» TASK BRIEF
Pull out all lines from the listing below in which the word "with" appears.

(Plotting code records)
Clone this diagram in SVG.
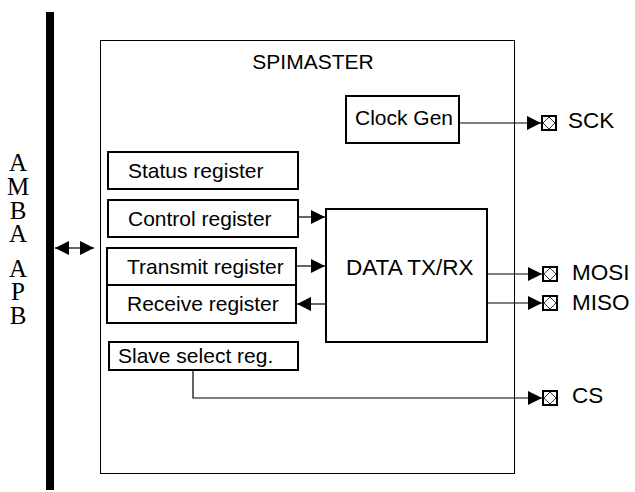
<svg xmlns="http://www.w3.org/2000/svg" width="635" height="492" viewBox="0 0 635 492">
<style>
.box{fill:#fff;stroke:#000;stroke-width:2}
.thin{fill:none;stroke:#000;stroke-width:1}
.lbl{font-family:"Liberation Sans",Arial,sans-serif;font-size:21px;fill:#000}
.big{font-family:"Liberation Sans",Arial,sans-serif;font-size:22.5px;fill:#000}
.serif{font-family:"Liberation Serif","Times New Roman",serif;font-size:25px;fill:#000;text-anchor:middle}
.wire{fill:none;stroke:#000;stroke-width:1.2}
.pad{fill:#fff;stroke:#000;stroke-width:2}
.dia{fill:none;stroke:#000;stroke-width:0.8}
</style>
<defs>
<marker id="ah" viewBox="0 0 10 10" refX="10" refY="5" markerWidth="14" markerHeight="14" markerUnits="userSpaceOnUse" orient="auto">
<path d="M0,0 L10,5 L0,10 Z" fill="#000"/>
</marker>
<g id="padsym">
<rect class="pad" x="0" y="-7" width="14" height="14"/>
<path class="dia" d="M7,-6 L13,0 L7,6 L1,0 Z"/>
</g>
</defs>
<rect x="46" y="12" width="8" height="478" fill="#000"/>
<g id="amba">
<text class="serif" x="18" y="171">A</text>
<text class="serif" x="18" y="195">M</text>
<text class="serif" x="18" y="219">B</text>
<text class="serif" x="18" y="242">A</text>
<text class="serif" x="18" y="277">A</text>
<text class="serif" x="18" y="300">P</text>
<text class="serif" x="18" y="324">B</text>
</g>
<g id="spimaster">
<rect class="thin" x="100.5" y="40.5" width="414" height="433"/>
<text class="lbl" x="313" y="69" text-anchor="middle">SPIMASTER</text>
</g>
<g id="clockgen">
<rect class="box" x="346" y="96" width="113" height="47"/>
<text class="lbl" x="355" y="125">Clock Gen</text>
</g>
<g id="status">
<rect class="box" x="108" y="152" width="190" height="37"/>
<text class="lbl" x="128" y="178">Status register</text>
</g>
<g id="control">
<rect class="box" x="108" y="200" width="190" height="37"/>
<text class="lbl" x="128" y="226">Control register</text>
</g>
<g id="transmit">
<rect class="box" x="107" y="248" width="189" height="37"/>
<text class="lbl" x="127" y="274">Transmit register</text>
</g>
<g id="receive">
<rect class="box" x="107" y="285" width="189" height="38"/>
<text class="lbl" x="127" y="311">Receive register</text>
</g>
<g id="slavesel">
<rect class="box" x="109" y="342" width="189" height="28"/>
<text class="lbl" x="118" y="363">Slave select reg.</text>
</g>
<g id="datatxrx">
<rect class="box" x="326" y="209" width="161" height="133"/>
<text class="big" x="346" y="275">DATA TX/RX</text>
</g>
<g id="pads">
<use href="#padsym" x="542" y="123"/>
<text class="big" x="568" y="128">SCK</text>
<use href="#padsym" x="543" y="274"/>
<text class="big" x="572" y="280">MOSI</text>
<use href="#padsym" x="543" y="303"/>
<text class="big" x="572" y="310">MISO</text>
<use href="#padsym" x="543" y="398"/>
<text class="big" x="572" y="403">CS</text>
</g>
<g id="connectors">
<path class="wire" d="M459,123 H541" marker-end="url(#ah)"/>
<path class="wire" d="M298,217 H325" marker-end="url(#ah)"/>
<path class="wire" d="M296,266 H325" marker-end="url(#ah)"/>
<path class="wire" d="M326,304 H297" marker-end="url(#ah)"/>
<path class="wire" d="M487,274 H542" marker-end="url(#ah)"/>
<path class="wire" d="M487,303 H542" marker-end="url(#ah)"/>
<path class="wire" d="M193,370 V398 H542" stroke-width="2" marker-end="url(#ah)"/>
<path class="wire" d="M74,248 H94" marker-end="url(#ah)"/>
<path class="wire" d="M74,248 H55" marker-end="url(#ah)"/>
</g>
</svg>
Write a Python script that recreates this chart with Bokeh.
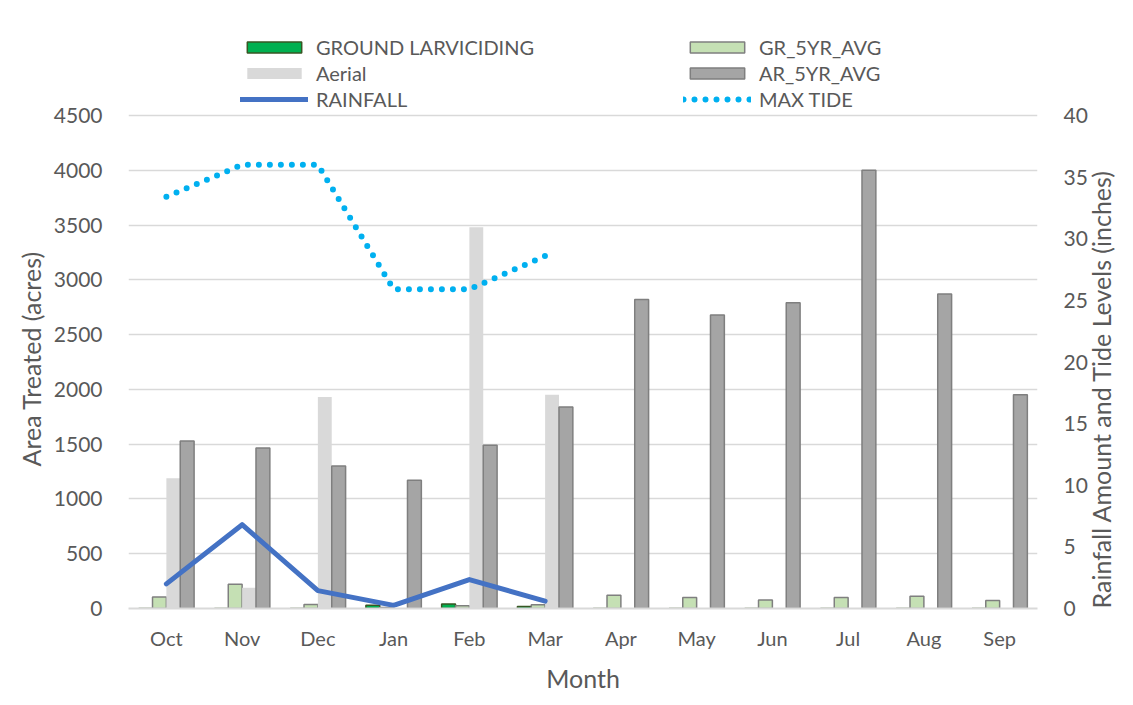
import math
from bokeh.plotting import figure
from bokeh.models import (ColumnDataSource, Range1d, LinearAxis, FixedTicker,
                          Legend, LegendItem, FactorRange, Title)
from bokeh.transform import dodge
from bokeh.embed import file_html
from bokeh.resources import INLINE

months = ["Oct", "Nov", "Dec", "Jan", "Feb", "Mar", "Apr", "May", "Jun", "Jul", "Aug", "Sep"]
ground_larviciding = [0, 0, 0, 30, 40, 18, 0, 0, 0, 0, 0, 0]
gr_5yr_avg = [106, 222, 36, 10, 25, 35, 121, 100, 78, 100, 112, 73]
aerial = [1190, 190, 1930, 0, 3480, 1950, 0, 0, 0, 0, 0, 0]
ar_5yr_avg = [1530, 1465, 1300, 1170, 1490, 1840, 2820, 2680, 2790, 4000, 2870, 1950]
rain_months = ["Oct", "Nov", "Dec", "Jan", "Feb", "Mar"]
rainfall = [2.0, 6.8, 1.45, 0.25, 2.35, 0.6]
max_tide = [33.4, 36.0, 36.0, 25.9, 25.9, 28.6]
left_ticks = [0, 500, 1000, 1500, 2000, 2500, 3000, 3500, 4000, 4500]
right_ticks = [0, 5, 10, 15, 20, 25, 30, 35, 40]

FONT = "Lato"
GREY = "#595959"

# frame spans from the legend area (top) to the axis; value axes top out at 4500 / 40
AXIS_TOP_PX, FRAME_TOP_PX, FRAME_BOTTOM_PX = 115, 30, 608
stretch = (FRAME_BOTTOM_PX - FRAME_TOP_PX) / (FRAME_BOTTOM_PX - AXIS_TOP_PX)

src = ColumnDataSource(dict(month=months, ground=ground_larviciding, gr5=gr_5yr_avg,
                            aerial=aerial, ar5=ar_5yr_avg))
lsrc = ColumnDataSource(dict(month=rain_months, rain=rainfall, tide=max_tide))

p = figure(x_range=FactorRange(*months), y_range=Range1d(0, left_ticks[-1] * stretch),
           width=1133, height=705, output_backend="svg", toolbar_location=None,
           min_border_left=128, min_border_right=87, min_border_top=30, min_border_bottom=97)
p.extra_y_ranges = {"right": Range1d(0, right_ticks[-1] * stretch)}
p.x_range.range_padding = 0
p.outline_line_color = None
p.background_fill_color = "white"
p.border_fill_color = "white"

w = 0.183
r_g = p.vbar(x=dodge("month", -1.5 * w, range=p.x_range), top="ground", width=w, source=src,
             fill_color="#00b050", line_color="#375623", line_width=1.5)
r_g5 = p.vbar(x=dodge("month", -0.5 * w, range=p.x_range), top="gr5", width=w, source=src,
              fill_color="#c5e0b4", line_color="#7f7f7f", line_width=1.5)
r_a = p.vbar(x=dodge("month", 0.5 * w, range=p.x_range), top="aerial", width=w, source=src,
             fill_color="#d9d9d9", line_color=None)
r_a5 = p.vbar(x=dodge("month", 1.5 * w, range=p.x_range), top="ar5", width=w, source=src,
              fill_color="#a5a5a5", line_color="#7f7f7f", line_width=1.5)
r_rain = p.line(x="month", y="rain", source=lsrc, y_range_name="right",
                line_color="#4472c4", line_width=5, line_join="round", line_cap="round")
r_tide = p.line(x="month", y="tide", source=lsrc, y_range_name="right",
                line_color="#00b0f0", line_width=6, line_dash="0 11", line_cap="round")

# axes
yax = p.yaxis[0]
yax.ticker = FixedTicker(ticks=left_ticks)
raxis = LinearAxis(y_range_name="right", ticker=FixedTicker(ticks=right_ticks))
p.add_layout(raxis, "right")
for ax in [yax, raxis]:
    ax.axis_line_color = None
    ax.major_tick_line_color = None
    ax.minor_tick_line_color = None
    ax.major_label_text_font = FONT
    ax.major_label_text_font_size = "21px"
    ax.major_label_text_color = GREY
    ax.major_label_standoff = 20

ltitle = Title(text="Area Treated (acres)", align="left", offset=142, standoff=10,
               text_font=FONT, text_font_size="25px", text_font_style="normal",
               text_color=GREY)
p.add_layout(ltitle, "left")

RIGHT_LABEL = "Rainfall Amount and Tide Levels  (inches)"
props = raxis.properties()
if "axis_label_orientation" in props and "axis_label_align" in props:
    raxis.axis_label = RIGHT_LABEL
    raxis.axis_label_orientation = math.pi / 2
    raxis.axis_label_align = "start"
    raxis.axis_label_text_font = FONT
    raxis.axis_label_text_font_size = "25px"
    raxis.axis_label_text_font_style = "normal"
    raxis.axis_label_text_color = GREY
    raxis.axis_label_standoff = 10
else:
    rtitle = Title(text=RIGHT_LABEL, align="left", offset=92,
                   standoff=6, text_font=FONT, text_font_size="25px", text_font_style="normal",
                   text_color=GREY)
    p.add_layout(rtitle, "right")

xax = p.xaxis[0]
xax.axis_label = "Month"
xax.axis_line_color = "#d9d9d9"
xax.axis_line_width = 2
xax.major_tick_line_color = None
xax.minor_tick_line_color = None
xax.major_label_text_font = FONT
xax.major_label_text_font_size = "20px"
xax.major_label_text_color = GREY
xax.major_label_standoff = 11
xax.axis_label_text_font = FONT
xax.axis_label_text_font_size = "25px"
xax.axis_label_text_font_style = "normal"
xax.axis_label_text_color = GREY
xax.axis_label_standoff = 10

p.xgrid.grid_line_color = None
p.ygrid.grid_line_color = "#d9d9d9"
p.ygrid.grid_line_width = 1.5

def make_legend(items, x, y):
    return Legend(items=items, location=(x, y), orientation="vertical",
                  glyph_width=68, glyph_height=14, label_height=20, spacing=2,
                  label_standoff=8, padding=0, margin=0,
                  border_line_color=None, background_fill_alpha=0,
                  label_text_font=FONT, label_text_font_size="20px", label_text_color=GREY)

leg1 = make_legend([LegendItem(label="GROUND LARVICIDING", renderers=[r_g]),
                    LegendItem(label="Aerial", renderers=[r_a]),
                    LegendItem(label="RAINFALL", renderers=[r_rain])], 112, 497)
leg2 = make_legend([LegendItem(label="GR_5YR_AVG", renderers=[r_g5]),
                    LegendItem(label="AR_5YR_AVG", renderers=[r_a5]),
                    LegendItem(label="MAX TIDE", renderers=[r_tide])], 555, 497)
p.add_layout(leg1, "center")
p.add_layout(leg2, "center")

open("out.html", "w").write(file_html(p, INLINE))
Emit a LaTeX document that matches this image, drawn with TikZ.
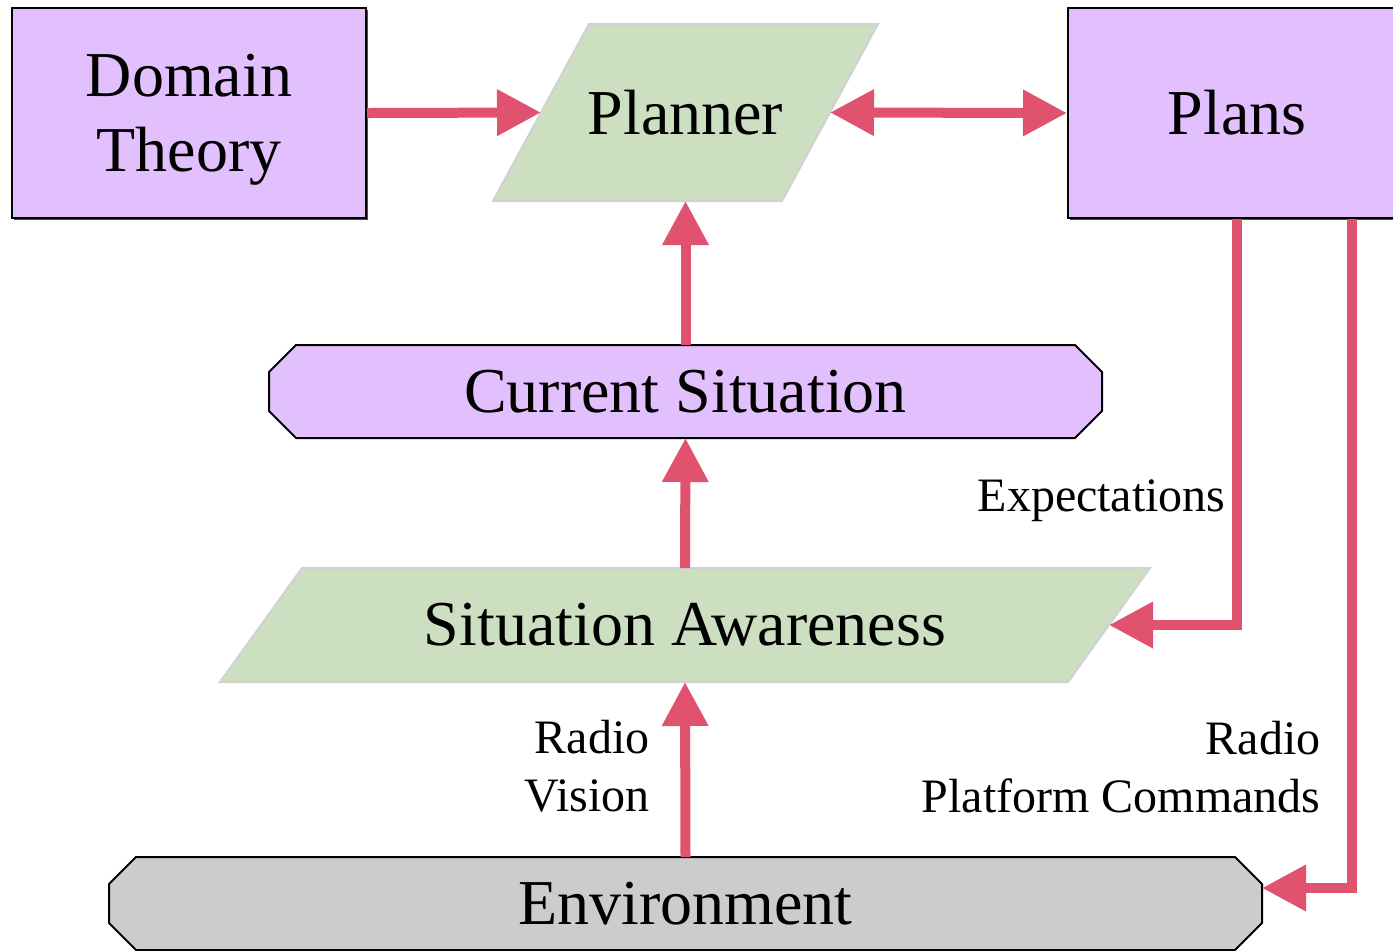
\documentclass[tikz,border=0pt]{standalone}
\usepackage{fontspec}
\setmainfont{Liberation Serif}
\usetikzlibrary{arrows.meta,shadows,backgrounds}
\definecolor{lila}{HTML}{E2BFFD}
\definecolor{verde}{HTML}{CCDFC1}
\definecolor{gris}{HTML}{CCCCCC}
\definecolor{rojo}{HTML}{E0526E}
\begin{document}
\begin{tikzpicture}[x=0.5pt, y=-0.5pt,
   grande/.style={font=\fontsize{32}{37.5}\selectfont},
   chica/.style={font=\fontsize{24}{29}\selectfont, inner sep=0pt},
   caja/.style={grande, draw=black, line width=1pt, fill=lila, minimum height=105pt, align=center,
      drop shadow={shadow xshift=1pt, shadow yshift=-1pt, fill=black!70, opacity=1}},
   cuerpo/.style={grande, outer sep=0pt, inner sep=0pt},
   borde/.style={draw=black, line width=1pt},
   bordeverde/.style={draw=black!18, line width=1pt, fill=verde},
   flecha/.style={draw=rojo, line width=5pt, -{Triangle[length=22pt,width=22pt]}},
   doble/.style={draw=rojo, line width=5pt, {Triangle[length=22pt,width=22pt]}-{Triangle[length=22pt,width=22pt]}}]
   \useasboundingbox (0,0) rectangle (1393,950);
   %cajas
   \node[caja, minimum width=177pt, text depth=0pt] (dom) at (189,113) {Domain\\Theory};
   \node[caja, minimum width=169pt] (plans) at (1237,113) {Plans};
   \node[cuerpo, minimum width=144.5pt, minimum height=88.5pt] (plan) at (685.5,112.5) {Planner};
   \node[cuerpo, minimum width=416.5pt, minimum height=46.5pt] (cur) at (685.5,391.5) {Current Situation};
   \node[cuerpo, minimum width=424pt, minimum height=57pt] (sa) at (685,625) {Situation Awareness};
   \node[cuerpo, minimum width=576.5pt, minimum height=46.5pt] (env) at (685.5,903.5) {Environment};
   %formas
   \begin{scope}[on background layer]
      \draw[bordeverde] ([xshift=24pt]plan.north west) -- ([xshift=24pt]plan.north east)
         -- ([xshift=-24pt]plan.south east) -- ([xshift=-24pt]plan.south west) -- cycle;
      \draw[bordeverde] ([xshift=20.5pt]sa.north west) -- ([xshift=20.5pt]sa.north east)
         -- ([xshift=-20.5pt]sa.south east) -- ([xshift=-20.5pt]sa.south west) -- cycle;
      \foreach \n/\c in {cur/lila, env/gris}
         \draw[borde, fill=\c] ([xshift=13.5pt]\n.north west) -- ([xshift=-13.5pt]\n.north east)
            -- ([yshift=-13.5pt]\n.north east) -- ([yshift=13.5pt]\n.south east)
            -- ([xshift=-13.5pt]\n.south east) -- ([xshift=13.5pt]\n.south west)
            -- ([yshift=13.5pt]\n.south west) -- ([yshift=-13.5pt]\n.north west) -- cycle;
   \end{scope}
   %etiquetas
   \node[chica, anchor=east] (exp) at (1226,501) {Expectations};
   \node[chica, anchor=east, align=right] (rv) at (650,766) {Radio\\Vision};
   \node[chica, anchor=east, align=right] (rpc) at (1321,767) {Radio\\Platform Commands};
   %flechas
   \draw[flecha] (dom.east) -- (plan.west);
   \draw[doble] (plan.east) -- (plans.west);
   \draw[flecha] (cur.north) -- (plan.south);
   \draw[flecha] (sa.north) -- (cur.south);
   \draw[flecha] (env.north) -- (sa.south);
   \draw[flecha] (plans.south) |- (sa.east);
   \draw[flecha] ([xshift=57.5pt]plans.south) |- ([yshift=7.75pt]env.east);
\end{tikzpicture}
\end{document}
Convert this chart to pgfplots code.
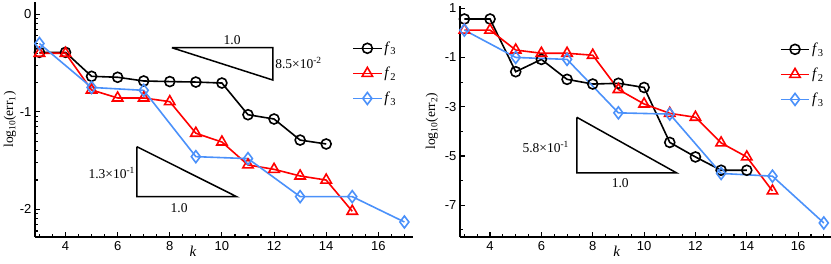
\documentclass[border=0pt]{standalone}
\usepackage{fontspec}
\setmainfont{Liberation Serif}
\setsansfont{Liberation Sans}
\usepackage{pgfplots}
\pgfplotsset{compat=1.18}
\definecolor{myblue}{RGB}{75,145,250}
\definecolor{myred}{RGB}{255,0,0}
\tikzset{lab/.style={font=\fontsize{13.5}{14}\selectfont}}
\pgfplotsset{
  base/.style={
    scale only axis,
    clip=false,
    axis x line=bottom, axis y line=left,
    axis line style={-, line width=1.5pt},
    tick align=inside,
    major tick length=5pt, minor tick length=3pt,
    every tick/.style={black, line width=1.1pt},
    tick label style={font=\sffamily\fontsize{13}{14}\selectfont},
    xtick={4,6,8,10,12,14,16},
    xticklabels={4,6,8,10,12,14,16},
    minor xtick={3,3.5,...,17},
    xticklabel style={yshift=-1pt},
    legend cell align=left,
    legend image code/.code={\draw[mark repeat=2,mark phase=2] plot coordinates {(0cm,0cm) (0.5cm,0cm) (1cm,0cm)};},
    legend style={draw=none, fill=none, anchor=north west, inner sep=0pt,
      font=\fontsize{15}{16}\selectfont, row sep=9pt},
  },
  s1/.style={black, line width=1.6pt, mark=o, mark size=5pt, mark options={solid, fill=white}},
  s2/.style={myred, line width=1.6pt, mark=triangle, mark size=6pt, mark options={solid, fill=white}},
  s3/.style={myblue, line width=1.6pt, mark=diamond, mark size=6pt, mark options={solid, fill=white}},
  tri/.style={black, line width=1.5pt, no marks, forget plot},
}
\begin{document}
\begin{tikzpicture}
\useasboundingbox (0,0) rectangle (831pt,263pt);
\begin{axis}[base,
  at={(35pt,26pt)}, anchor=south west,
  width=378pt, height=235pt,
  xmin=2.83, xmax=17.33, ymin=-2.284, ymax=0.126,
  ytick={0,-1,-2}, yticklabels={0,-1,-2},
  minor ytick={-2.222,-2.155,-2.097,-2.046,
    -1.699,-1.523,-1.398,-1.301,-1.222,-1.155,-1.097,-1.046,
    -0.699,-0.523,-0.398,-0.301,-0.222,-0.155,-0.097,-0.046},
  ylabel={log\textsubscript{10}(err\textsubscript{1})},
  ylabel style={font=\fontsize{13.5}{14}\selectfont, at={(axis description cs:0,0.5)}, anchor=center, yshift=25pt},
  xlabel={\textit{k}},
  xlabel style={font=\fontsize{15}{16}\selectfont, at={(axis description cs:0.418,0)}, anchor=center, yshift=-14pt},
  legend style={at={(axis description cs:0.839,0.838)}},
]
\addplot[s1] coordinates {(3,-0.39) (4,-0.39) (5,-0.636) (6,-0.646) (7,-0.684) (8,-0.69) (9,-0.695) (10,-0.705) (11,-1.03) (12,-1.074) (13,-1.29) (14,-1.33)};
\addlegendentry{\textit{f}\textsubscript{3}}
\addplot[s2] coordinates {(3,-0.40) (4,-0.40) (5,-0.776) (6,-0.858) (7,-0.858) (8,-0.896) (9,-1.22) (10,-1.31) (11,-1.545) (12,-1.59) (13,-1.658) (14,-1.70) (15,-2.02)};
\addlegendentry{\textit{f}\textsubscript{2}}
\addplot[s3] coordinates {(3,-0.30) (5,-0.75) (7,-0.78) (9,-1.46) (11,-1.48) (13,-1.87) (15,-1.87) (17,-2.13)};
\addlegendentry{\textit{f}\textsubscript{3}}
\addplot[tri] coordinates {(8.08,-0.343) (11.95,-0.343) (11.95,-0.674) (8.08,-0.343)};
\addplot[tri] coordinates {(6.74,-1.358) (6.74,-1.871) (10.57,-1.871) (6.74,-1.358)};
\node[lab] at (axis cs:10.39,-0.264) {1.0};
\node[lab, anchor=west, inner sep=0pt] at (axis cs:12.04,-0.50) {8.5×10\textsuperscript{-2}};
\node[lab, anchor=east, inner sep=0pt] at (axis cs:6.67,-1.63) {1.3×10\textsuperscript{-1}};
\node[lab] at (axis cs:8.36,-1.987) {1.0};
\end{axis}
\begin{axis}[base,
  at={(460pt,26pt)}, anchor=south west,
  width=371pt, height=231.3pt,
  xmin=2.83, xmax=17.28, ymin=-8.29, ymax=1.10,
  ytick={1,-1,-3,-5,-7}, yticklabels={1,-1,-3,-5,-7},
  minor ytick={0,-2,-4,-6,-8},
  ylabel={log\textsubscript{10}(err\textsubscript{2})},
  ylabel style={font=\fontsize{13.5}{14}\selectfont, at={(axis description cs:0,0.5)}, anchor=center, yshift=28pt},
  xlabel={\textit{k}},
  xlabel style={font=\fontsize{15}{16}\selectfont, at={(axis description cs:0.423,0)}, anchor=center, yshift=-14pt},
  legend style={at={(axis description cs:0.862,0.847)}},
]
\addplot[s1] coordinates {(3,0.56) (4,0.56) (5,-1.58) (6,-1.08) (7,-1.89) (8,-2.08) (9,-2.05) (10,-2.22) (11,-4.45) (12,-5.04) (13,-5.58) (14,-5.58)};
\addlegendentry{\textit{f}\textsubscript{3}}
\addplot[s2] coordinates {(3,0.11) (4,0.11) (5,-0.70) (6,-0.83) (7,-0.83) (8,-0.91) (9,-2.30) (10,-2.89) (11,-3.27) (12,-3.43) (13,-4.47) (14,-5.04) (15,-6.42)};
\addlegendentry{\textit{f}\textsubscript{2}}
\addplot[s3] coordinates {(3,0.11) (5,-1.0) (7,-1.08) (9,-3.25) (11,-3.30) (13,-5.71) (15,-5.82) (17,-7.72)};
\addlegendentry{\textit{f}\textsubscript{3}}
\addplot[tri] coordinates {(7.38,-3.43) (7.38,-5.69) (11.27,-5.69) (7.38,-3.43)};
\node[lab, anchor=east, inner sep=0pt] at (axis cs:7.08,-4.63) {5.8×10\textsuperscript{-1}};
\node[lab] at (axis cs:9.07,-6.12) {1.0};
\end{axis}
\end{tikzpicture}
\end{document}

» REPLY
Write a Python script that recreates this chart with Bokeh.
Emit a LaTeX document that matches this image, drawn with TikZ.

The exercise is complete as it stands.